PUBLISHER: Dark Horse Comics

WRITER: Mike Mignola and John Arcudi

ARTIST: Guy Davis

COVERS: Mike Mignola

 

For the past ten years, Mike Mignola’s Hellboy has been the coolest thing in comics. There is no point arguing with me, I have a nine-foot demon with a stone hand on my side. The problem has been, however, that Mignola puts out issues of Hellboy with roughly the same frequency as solar eclipses, so it can be a little frustrating for fans. Perhaps it’s the long gaps between the various series that help make Hellboy seem a rare treat, the beluga caviar among the cracked, sulfurous eggs of various sub-par X titles, but nevertheless, the intermittent schedule is difficult to get used to.

 

Thankfully, in the past two years, Mignola and Dark Horse have come up with a solution to the Hellboy drought, with the advent of the B.P.R.D. series. The comics focus on the secondary and tertiary characters that surround Hellboy, and while Hellboy himself floats around in the ocean of the coast of Africa or casts for his next movie, the pyrokinetic Liz Sherman, fish-man Abe Sabien, homunculous Roger, and ectoplasmic necromancer Johann are all we have to tide us over.

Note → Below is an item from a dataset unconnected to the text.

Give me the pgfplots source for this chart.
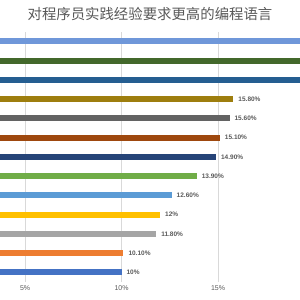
\documentclass[border=0pt]{standalone}
\usepackage{pgfplots}
\pgfplotsset{compat=1.18}
\usepackage{fontspec}
\setmainfont{Liberation Sans}
\newfontfamily\cjk{Noto Sans CJK SC}
\definecolor{c1}{HTML}{6F97D9}
\definecolor{c2}{HTML}{43682B}
\definecolor{c3}{HTML}{255E91}
\definecolor{c4}{HTML}{9E7E0E}
\definecolor{c5}{HTML}{636363}
\definecolor{c6}{HTML}{9E480E}
\definecolor{c7}{HTML}{264478}
\definecolor{c8}{HTML}{70AD47}
\definecolor{c9}{HTML}{5B9BD5}
\definecolor{c10}{HTML}{FFC000}
\definecolor{c11}{HTML}{A5A5A5}
\definecolor{c12}{HTML}{ED7D31}
\definecolor{c13}{HTML}{4472C4}
\definecolor{txt}{HTML}{595959}
\begin{document}
\begin{tikzpicture}
\useasboundingbox (0pt,0pt) rectangle (300pt,-300pt);
\node[font=\cjk\fontsize{14.4}{16}\selectfont, text=txt] at (150pt,-14pt) {对程序员实践经验要求更高的编程语言};
\begin{axis}[
  at={(0pt,-282pt)}, anchor=south west,
  scale only axis, width=300pt, height=250.25pt,
  xmin=3.7, xmax=19.25, ymin=-0.5, ymax=12.5,
  xbar, bar width=6pt, bar shift=0pt,
  axis line style={draw=none},
  ytick=\empty,
  xtick={5,10,15},
  xticklabels={5\%,10\%,15\%},
  xticklabel style={font=\fontsize{7}{8}\selectfont, text=txt},
  major tick length=0pt,
  xmajorgrids, grid style={draw=black!15, line width=0.6pt},
  nodes near coords style={font=\bfseries\fontsize{6.5}{7}\selectfont, text=txt, anchor=west, xshift=1.5pt},
]
\addplot[fill=c1, draw=none] coordinates {(22,12)};
\addplot[fill=c2, draw=none] coordinates {(21,11)};
\addplot[fill=c3, draw=none] coordinates {(20,10)};
\addplot[fill=c4, draw=none, nodes near coords={15.80\%}] coordinates {(15.8,9)};
\addplot[fill=c5, draw=none, nodes near coords={15.60\%}] coordinates {(15.6,8)};
\addplot[fill=c6, draw=none, nodes near coords={15.10\%}] coordinates {(15.1,7)};
\addplot[fill=c7, draw=none, nodes near coords={14.90\%}] coordinates {(14.9,6)};
\addplot[fill=c8, draw=none, nodes near coords={13.90\%}] coordinates {(13.9,5)};
\addplot[fill=c9, draw=none, nodes near coords={12.60\%}] coordinates {(12.6,4)};
\addplot[fill=c10, draw=none, nodes near coords={12\%}] coordinates {(12,3)};
\addplot[fill=c11, draw=none, nodes near coords={11.80\%}] coordinates {(11.8,2)};
\addplot[fill=c12, draw=none, nodes near coords={10.10\%}] coordinates {(10.1,1)};
\addplot[fill=c13, draw=none, nodes near coords={10\%}] coordinates {(10,0)};
\end{axis}
\end{tikzpicture}
\end{document}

Essentially, the series is like the Lone Gunman to Hellboy’s The X-Files, only people seem to like this instead of rolling their eyes and watching 20/20 instead.

 

Like Hellboy, B.P.R.D is an ongoing succession of miniseries that work together to form a larger, over-arching narrative. Each miniseries is self-contained to a point, but a great deal is lost if they’re not read together, or in order. The Universal Machine picks up where the last few story arcs left off, with the team having defeated several large and gooey monsters, and coping with the death of a teammate. In true Mignola form, the first issue is layered with mythology and fantasy so thickly it becomes impossible to tell what is fiction and what is an obscure reference to a Montague Summers book or a 13th century illuminated manuscript. The issue, scripted by Mignola and John Arcudi, is well-written, and nicely paced. The plotting gets stronger and pulpier with each series, and The Universal Machine is a real page-turner that ends with two nicely intertwined cliffhangers.

 

How Mignola managed to increase his output is, of course, by turning the art duties over to Guy Davis. As an illustrator Mignola was perfectly suited to burying suggested horrors in dark shadows, but ever since the recent Sin City re-releases, Frank Miller’s been using up all the black ink, so Davis had to step in. Where Mignola is all angles and corners, Davis is slime and rotting flesh dripping off of bone, and though his take on the characters makes everyone look ugly and mildly deformed, his conception of the monstrous stands distinct from Mignola’s and is no less unnerving. So much so that The Universal Machine, and most of the recent B.P.R.D.  in general, manages to elevate itself above a Hellboy stop-gap, and stand on its own two decomposing feet.